# Directions:
Reproduce exactly the lines from the line with "Convert this diagram to TikZ code." through the line with "(d2) at (248,275)", both included, and no other lines.

# Given records:

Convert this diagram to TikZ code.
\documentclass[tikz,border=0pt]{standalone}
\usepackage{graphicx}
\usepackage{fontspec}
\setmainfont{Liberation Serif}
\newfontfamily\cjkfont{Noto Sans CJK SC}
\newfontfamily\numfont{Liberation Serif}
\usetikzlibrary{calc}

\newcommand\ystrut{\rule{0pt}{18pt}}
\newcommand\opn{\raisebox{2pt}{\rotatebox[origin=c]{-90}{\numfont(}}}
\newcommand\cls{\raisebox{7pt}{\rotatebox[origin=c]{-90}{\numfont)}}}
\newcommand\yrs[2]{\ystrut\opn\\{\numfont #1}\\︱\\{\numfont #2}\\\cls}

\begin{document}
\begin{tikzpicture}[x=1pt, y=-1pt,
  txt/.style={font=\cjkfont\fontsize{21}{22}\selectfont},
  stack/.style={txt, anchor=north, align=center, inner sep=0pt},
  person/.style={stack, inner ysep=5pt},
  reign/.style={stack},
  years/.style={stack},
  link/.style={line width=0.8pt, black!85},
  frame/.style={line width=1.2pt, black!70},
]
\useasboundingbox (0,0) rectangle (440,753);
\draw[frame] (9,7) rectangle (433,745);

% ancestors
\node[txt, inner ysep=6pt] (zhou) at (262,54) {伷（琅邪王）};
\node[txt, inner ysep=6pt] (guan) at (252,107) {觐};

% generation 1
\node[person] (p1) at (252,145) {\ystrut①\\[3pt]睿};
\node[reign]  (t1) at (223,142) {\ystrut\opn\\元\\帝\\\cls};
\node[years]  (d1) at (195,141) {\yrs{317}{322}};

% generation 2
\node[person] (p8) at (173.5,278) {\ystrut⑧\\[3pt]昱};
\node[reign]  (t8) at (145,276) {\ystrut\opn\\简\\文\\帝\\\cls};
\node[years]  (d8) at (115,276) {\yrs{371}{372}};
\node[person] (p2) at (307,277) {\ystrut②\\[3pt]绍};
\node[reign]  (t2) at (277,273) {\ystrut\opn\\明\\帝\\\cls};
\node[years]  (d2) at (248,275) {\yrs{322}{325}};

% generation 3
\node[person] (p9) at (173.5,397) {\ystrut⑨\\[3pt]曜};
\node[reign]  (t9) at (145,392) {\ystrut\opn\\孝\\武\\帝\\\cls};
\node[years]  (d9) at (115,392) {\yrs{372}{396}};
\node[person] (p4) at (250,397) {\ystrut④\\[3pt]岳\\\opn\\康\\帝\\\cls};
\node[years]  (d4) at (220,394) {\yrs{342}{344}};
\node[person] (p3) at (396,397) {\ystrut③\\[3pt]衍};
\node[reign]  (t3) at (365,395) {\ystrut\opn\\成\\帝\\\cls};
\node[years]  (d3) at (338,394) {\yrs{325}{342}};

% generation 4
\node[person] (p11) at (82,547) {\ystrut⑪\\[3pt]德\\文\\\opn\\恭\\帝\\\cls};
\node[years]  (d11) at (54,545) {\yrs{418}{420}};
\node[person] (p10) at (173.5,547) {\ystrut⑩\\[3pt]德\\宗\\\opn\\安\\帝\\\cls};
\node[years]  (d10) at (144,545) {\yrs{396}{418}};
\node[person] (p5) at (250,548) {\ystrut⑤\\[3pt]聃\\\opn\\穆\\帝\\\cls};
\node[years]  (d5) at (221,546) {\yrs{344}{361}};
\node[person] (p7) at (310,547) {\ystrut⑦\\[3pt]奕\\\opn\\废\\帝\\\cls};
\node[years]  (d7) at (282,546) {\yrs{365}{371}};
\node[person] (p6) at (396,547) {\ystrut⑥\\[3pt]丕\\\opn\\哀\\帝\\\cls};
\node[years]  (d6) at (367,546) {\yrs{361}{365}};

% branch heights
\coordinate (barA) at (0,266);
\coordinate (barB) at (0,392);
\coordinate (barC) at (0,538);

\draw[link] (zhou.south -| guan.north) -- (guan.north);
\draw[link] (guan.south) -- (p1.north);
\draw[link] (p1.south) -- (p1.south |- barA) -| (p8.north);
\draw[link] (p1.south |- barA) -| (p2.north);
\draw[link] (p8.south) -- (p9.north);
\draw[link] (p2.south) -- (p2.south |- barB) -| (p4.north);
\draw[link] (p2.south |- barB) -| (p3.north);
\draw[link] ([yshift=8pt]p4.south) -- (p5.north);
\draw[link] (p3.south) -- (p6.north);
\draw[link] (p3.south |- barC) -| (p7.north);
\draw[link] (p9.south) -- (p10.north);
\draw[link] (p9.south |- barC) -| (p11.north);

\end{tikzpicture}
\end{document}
* * *
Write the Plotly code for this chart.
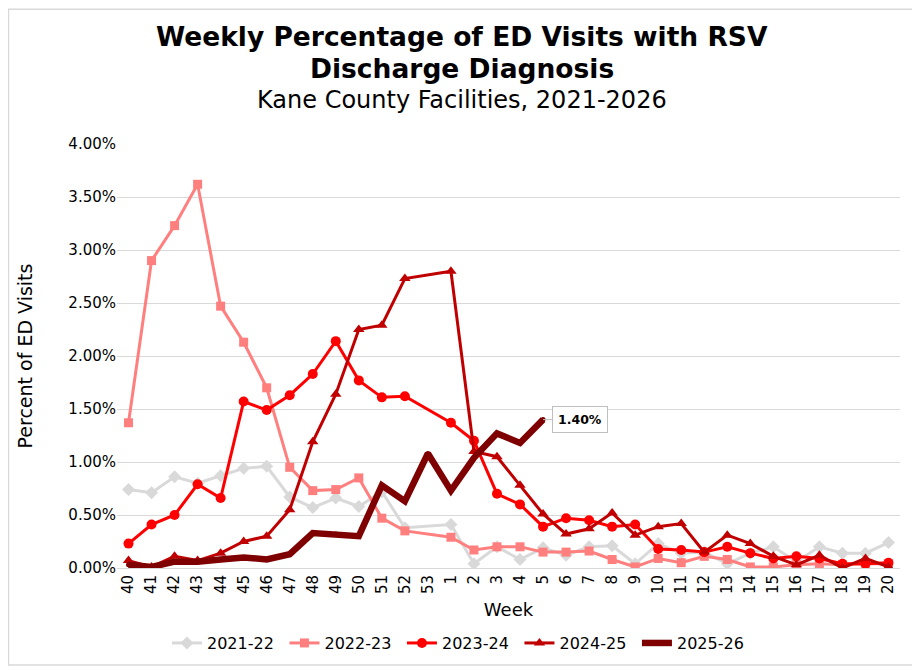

# Solution to the exercise:
Convert this diagram to TikZ code.
\documentclass[tikz,border=0pt]{standalone}
\usepackage{graphicx}
\usepackage{fontspec}
\setmainfont{Liberation Serif}
\newfontfamily\cjkfont{Noto Sans CJK SC}
\newfontfamily\numfont{Liberation Serif}
\usetikzlibrary{calc}

\newcommand\ystrut{\rule{0pt}{18pt}}
\newcommand\opn{\raisebox{2pt}{\rotatebox[origin=c]{-90}{\numfont(}}}
\newcommand\cls{\raisebox{7pt}{\rotatebox[origin=c]{-90}{\numfont)}}}
\newcommand\yrs[2]{\ystrut\opn\\{\numfont #1}\\︱\\{\numfont #2}\\\cls}

\begin{document}
\begin{tikzpicture}[x=1pt, y=-1pt,
  txt/.style={font=\cjkfont\fontsize{21}{22}\selectfont},
  stack/.style={txt, anchor=north, align=center, inner sep=0pt},
  person/.style={stack, inner ysep=5pt},
  reign/.style={stack},
  years/.style={stack},
  link/.style={line width=0.8pt, black!85},
  frame/.style={line width=1.2pt, black!70},
]
\useasboundingbox (0,0) rectangle (440,753);
\draw[frame] (9,7) rectangle (433,745);

% ancestors
\node[txt, inner ysep=6pt] (zhou) at (262,54) {伷（琅邪王）};
\node[txt, inner ysep=6pt] (guan) at (252,107) {觐};

% generation 1
\node[person] (p1) at (252,145) {\ystrut①\\[3pt]睿};
\node[reign]  (t1) at (223,142) {\ystrut\opn\\元\\帝\\\cls};
\node[years]  (d1) at (195,141) {\yrs{317}{322}};

% generation 2
\node[person] (p8) at (173.5,278) {\ystrut⑧\\[3pt]昱};
\node[reign]  (t8) at (145,276) {\ystrut\opn\\简\\文\\帝\\\cls};
\node[years]  (d8) at (115,276) {\yrs{371}{372}};
\node[person] (p2) at (307,277) {\ystrut②\\[3pt]绍};
\node[reign]  (t2) at (277,273) {\ystrut\opn\\明\\帝\\\cls};
\node[years]  (d2) at (248,275) {\yrs{322}{325}};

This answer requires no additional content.